Yep. The entire book is 35mm. Actually, I maybe only shot with a digital camera once.
When did you realize this could become a full project?
I never intended it to be a project or a book. I never envisioned that when I first started. Shooting at Love, I was just shooting photos of my friends, and the daily occurrences and things that were happening at Love. Probably after a year of shooting there and going through what I had, and organizing my archive, I started to see a narrative form. And there were already rumors going around, loose rumors that the city might be trying to renovate Love in the next couple of years. So I felt like maybe I should follow through, dedicate myself to showing what was happening there, and see how it panned out, how the rest of the narrative would go. So that’s kind of how it developed.
How were the Love images printed?
The images that are in the book are scans of the negative. The old school way is to make a print in the dark room and then scan that. You pretty much have to be an expert at printing to get the quality that PhotoShop and a scan can do. There are very few people that do that anymore, that’s a completely whole other ballgame. I feel like most books now that are being shot on film are scans of the negative.

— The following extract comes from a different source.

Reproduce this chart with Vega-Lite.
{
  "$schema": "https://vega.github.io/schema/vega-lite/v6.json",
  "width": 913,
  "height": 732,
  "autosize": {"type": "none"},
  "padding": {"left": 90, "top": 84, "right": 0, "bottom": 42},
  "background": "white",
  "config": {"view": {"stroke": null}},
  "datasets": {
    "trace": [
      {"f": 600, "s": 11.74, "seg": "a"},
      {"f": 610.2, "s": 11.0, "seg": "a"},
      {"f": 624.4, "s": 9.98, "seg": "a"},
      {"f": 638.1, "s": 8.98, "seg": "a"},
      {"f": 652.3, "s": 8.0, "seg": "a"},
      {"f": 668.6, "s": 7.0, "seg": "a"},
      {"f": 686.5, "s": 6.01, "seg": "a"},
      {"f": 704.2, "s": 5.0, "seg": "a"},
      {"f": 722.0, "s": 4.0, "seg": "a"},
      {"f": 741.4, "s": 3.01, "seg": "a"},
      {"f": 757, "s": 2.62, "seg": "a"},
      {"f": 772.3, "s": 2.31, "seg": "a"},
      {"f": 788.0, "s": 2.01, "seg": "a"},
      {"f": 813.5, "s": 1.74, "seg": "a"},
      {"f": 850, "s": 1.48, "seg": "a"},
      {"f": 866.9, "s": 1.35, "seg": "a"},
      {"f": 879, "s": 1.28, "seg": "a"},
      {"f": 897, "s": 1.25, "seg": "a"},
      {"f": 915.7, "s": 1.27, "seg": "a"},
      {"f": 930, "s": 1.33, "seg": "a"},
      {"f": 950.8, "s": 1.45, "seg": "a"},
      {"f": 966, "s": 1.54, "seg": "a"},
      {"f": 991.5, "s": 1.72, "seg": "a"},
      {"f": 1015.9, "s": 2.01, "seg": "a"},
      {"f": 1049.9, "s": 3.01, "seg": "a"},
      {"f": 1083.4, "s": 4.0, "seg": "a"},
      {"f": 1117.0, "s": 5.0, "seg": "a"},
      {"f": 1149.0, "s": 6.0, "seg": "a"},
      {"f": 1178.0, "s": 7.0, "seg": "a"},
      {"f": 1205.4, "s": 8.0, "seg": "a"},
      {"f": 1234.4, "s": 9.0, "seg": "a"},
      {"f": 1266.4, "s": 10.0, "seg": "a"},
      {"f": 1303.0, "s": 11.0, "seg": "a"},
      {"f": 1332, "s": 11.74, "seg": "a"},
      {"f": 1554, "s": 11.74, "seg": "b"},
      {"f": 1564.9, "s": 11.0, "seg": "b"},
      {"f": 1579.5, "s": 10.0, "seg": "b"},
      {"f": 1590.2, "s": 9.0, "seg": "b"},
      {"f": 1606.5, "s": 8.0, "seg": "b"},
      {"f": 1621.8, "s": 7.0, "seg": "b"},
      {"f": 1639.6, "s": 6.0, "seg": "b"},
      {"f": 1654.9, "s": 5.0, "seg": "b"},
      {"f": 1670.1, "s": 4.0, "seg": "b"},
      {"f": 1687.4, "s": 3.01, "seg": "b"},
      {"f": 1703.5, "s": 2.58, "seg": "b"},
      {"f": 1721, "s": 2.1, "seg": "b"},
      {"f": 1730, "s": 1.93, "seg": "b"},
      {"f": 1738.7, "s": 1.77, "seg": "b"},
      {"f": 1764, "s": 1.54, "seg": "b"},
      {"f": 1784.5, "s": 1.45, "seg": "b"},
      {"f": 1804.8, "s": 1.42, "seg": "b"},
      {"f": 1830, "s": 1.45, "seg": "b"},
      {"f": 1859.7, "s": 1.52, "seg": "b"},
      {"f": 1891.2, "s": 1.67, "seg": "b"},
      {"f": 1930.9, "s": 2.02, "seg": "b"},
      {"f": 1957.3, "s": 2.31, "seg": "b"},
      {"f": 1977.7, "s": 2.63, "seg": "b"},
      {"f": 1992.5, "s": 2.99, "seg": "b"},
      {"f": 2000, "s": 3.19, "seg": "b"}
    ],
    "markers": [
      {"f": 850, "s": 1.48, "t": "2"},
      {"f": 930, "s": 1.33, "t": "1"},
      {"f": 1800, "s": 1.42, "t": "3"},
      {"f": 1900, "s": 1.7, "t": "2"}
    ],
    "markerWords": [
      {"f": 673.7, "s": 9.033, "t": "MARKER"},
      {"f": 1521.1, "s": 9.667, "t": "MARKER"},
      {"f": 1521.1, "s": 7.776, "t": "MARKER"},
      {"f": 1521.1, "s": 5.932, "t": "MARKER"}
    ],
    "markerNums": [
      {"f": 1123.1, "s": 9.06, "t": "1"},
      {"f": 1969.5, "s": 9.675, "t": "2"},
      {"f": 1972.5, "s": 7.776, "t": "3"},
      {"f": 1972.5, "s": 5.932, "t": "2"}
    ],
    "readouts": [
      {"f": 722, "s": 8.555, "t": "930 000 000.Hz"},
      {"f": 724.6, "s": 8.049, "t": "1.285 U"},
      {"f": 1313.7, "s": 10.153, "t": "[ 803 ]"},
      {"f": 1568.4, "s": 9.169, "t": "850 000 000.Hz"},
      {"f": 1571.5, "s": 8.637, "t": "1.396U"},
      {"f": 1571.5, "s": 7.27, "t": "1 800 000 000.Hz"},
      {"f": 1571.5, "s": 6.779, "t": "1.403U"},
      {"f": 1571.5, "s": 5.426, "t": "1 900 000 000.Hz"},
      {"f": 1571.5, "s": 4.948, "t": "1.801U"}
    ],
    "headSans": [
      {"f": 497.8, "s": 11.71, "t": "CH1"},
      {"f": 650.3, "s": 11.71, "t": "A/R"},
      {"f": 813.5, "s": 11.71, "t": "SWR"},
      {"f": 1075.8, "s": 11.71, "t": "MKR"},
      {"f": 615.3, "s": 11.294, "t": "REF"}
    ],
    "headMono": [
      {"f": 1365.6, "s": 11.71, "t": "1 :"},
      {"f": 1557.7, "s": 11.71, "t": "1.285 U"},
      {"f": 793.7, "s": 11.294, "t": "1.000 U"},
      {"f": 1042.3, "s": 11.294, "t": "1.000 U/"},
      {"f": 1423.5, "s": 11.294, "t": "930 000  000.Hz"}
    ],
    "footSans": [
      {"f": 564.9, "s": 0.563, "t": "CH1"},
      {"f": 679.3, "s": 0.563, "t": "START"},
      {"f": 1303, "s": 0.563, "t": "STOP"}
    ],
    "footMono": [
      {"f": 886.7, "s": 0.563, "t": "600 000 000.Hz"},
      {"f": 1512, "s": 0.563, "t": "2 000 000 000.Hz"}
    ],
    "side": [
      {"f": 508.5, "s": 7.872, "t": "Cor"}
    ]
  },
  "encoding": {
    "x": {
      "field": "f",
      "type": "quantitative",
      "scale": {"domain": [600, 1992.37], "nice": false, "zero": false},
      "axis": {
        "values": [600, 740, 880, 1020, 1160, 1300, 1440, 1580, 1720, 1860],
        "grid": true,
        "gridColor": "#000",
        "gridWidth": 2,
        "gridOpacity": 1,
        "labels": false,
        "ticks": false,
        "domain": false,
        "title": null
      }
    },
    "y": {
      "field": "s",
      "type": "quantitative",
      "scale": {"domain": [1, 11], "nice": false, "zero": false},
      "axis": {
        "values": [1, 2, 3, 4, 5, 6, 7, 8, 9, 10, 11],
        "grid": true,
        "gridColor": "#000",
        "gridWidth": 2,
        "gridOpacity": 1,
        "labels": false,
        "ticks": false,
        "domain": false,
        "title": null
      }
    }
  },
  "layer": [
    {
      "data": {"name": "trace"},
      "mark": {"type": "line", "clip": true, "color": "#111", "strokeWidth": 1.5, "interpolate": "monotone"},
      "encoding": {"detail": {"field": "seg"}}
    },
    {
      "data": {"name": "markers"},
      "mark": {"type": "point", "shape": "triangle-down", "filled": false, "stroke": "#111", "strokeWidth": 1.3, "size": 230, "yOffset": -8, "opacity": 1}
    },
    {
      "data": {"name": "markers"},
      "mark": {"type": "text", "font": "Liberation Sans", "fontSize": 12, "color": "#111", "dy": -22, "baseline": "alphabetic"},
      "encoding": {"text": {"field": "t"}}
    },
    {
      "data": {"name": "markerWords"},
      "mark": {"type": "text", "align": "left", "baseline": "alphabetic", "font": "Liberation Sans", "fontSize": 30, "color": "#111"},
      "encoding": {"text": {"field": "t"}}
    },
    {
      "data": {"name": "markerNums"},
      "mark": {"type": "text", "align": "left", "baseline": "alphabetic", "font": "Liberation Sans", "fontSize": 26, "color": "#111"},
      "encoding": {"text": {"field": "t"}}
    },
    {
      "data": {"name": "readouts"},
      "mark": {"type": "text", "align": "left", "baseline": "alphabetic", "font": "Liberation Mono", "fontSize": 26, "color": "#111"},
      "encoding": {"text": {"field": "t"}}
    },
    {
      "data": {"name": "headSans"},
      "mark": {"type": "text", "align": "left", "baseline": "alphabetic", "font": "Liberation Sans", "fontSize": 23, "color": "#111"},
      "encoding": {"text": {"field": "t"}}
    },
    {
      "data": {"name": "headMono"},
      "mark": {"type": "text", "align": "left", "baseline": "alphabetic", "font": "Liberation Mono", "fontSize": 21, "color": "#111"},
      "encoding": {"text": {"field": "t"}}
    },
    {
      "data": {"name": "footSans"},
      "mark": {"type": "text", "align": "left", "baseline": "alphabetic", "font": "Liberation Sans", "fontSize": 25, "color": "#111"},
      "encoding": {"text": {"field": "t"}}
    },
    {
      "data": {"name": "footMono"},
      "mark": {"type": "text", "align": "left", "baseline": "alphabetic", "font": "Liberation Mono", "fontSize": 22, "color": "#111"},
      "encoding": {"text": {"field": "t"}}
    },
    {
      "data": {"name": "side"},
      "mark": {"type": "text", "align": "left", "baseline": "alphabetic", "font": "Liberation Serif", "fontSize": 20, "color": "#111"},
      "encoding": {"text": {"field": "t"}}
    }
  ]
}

How did you find your publisher?
Towards the end, maybe March of 2016 where I had this huge number of images—I mean, I probably shot over 10,000 images at Love in that span of time–I started to kind of try and play with the narrative and lay it out with the images. I ended up making a dummy of the book and started to reach out to people that I knew in the publishing and photography world. A mentor of mine tried to help me try and find a bigger publisher. At the time, and old friend of mine was revamping his publishing company. He had put out a couple books in 2014, 2015. It seemed like that was a better option for me as far a wanting to lay out the book and include everything I wanted to. With Paradigm, they gave me complete creative freedom to do what I wanted and tell the story that I wanted, without any filtering, which would happen in a lot of other publishing companies. You know, they want to make something that is number one sell-able… and a lot of filtering happens to a certain extent with certain publishers. Paradigm was the best option for me in putting out exactly what I wanted to do and telling the story I wanted to.
Where are you from originally?
I’m from Redding, Pennsylvania, which is a little over an hour outside Philadelphia. I’ve been living in Philly for a good 13, 14 years. I originally came to Philly because of Love, and for skateboarding. The first year I started skating, I think I was 11 years old. I was all about Love at such a young age. We would take day trips down here, me and my friends, and we would skate Love when we could. I got hooked very early on with the atmosphere there. It was so spontaneous. You just never knew what was gonna happen, and you always had to be kind of looking over your shoulder for the cops, especially back then because there were so many undercovers. Philly was just where I wanted to be. I wanted to be a part of that scene and that place, so that’s what originally brought me here.
What do you hope is the main thing that people take away from your book?
I hope people just realize how special Love was. I mean, that’s a very obvious thing to skateboarders, but I wanted to show it to a wider audience and make them understand what was so special about the community there, the people, and why it was so unique. Also to shed light on a lot of the issues that are currently facing this city. Gentrification is one of the main components of why Love is no longer there. I mean there were a lot of factors, but revitalization and gentrification are the main reason why it’s gone. It was just an eyesore for the city, and there’s definitely a different type of person inhabiting Philadelphia now compared to even when I moved here 14 years ago. So that, and kind of skateboard culture in general–the issues we have with the police, and everything that goes along with skateboarding. Because I feel like when most people see skateboarding they just see the tricks, and they don’t understand all the other things that are happening, so it’s an insider’s perspective of that place.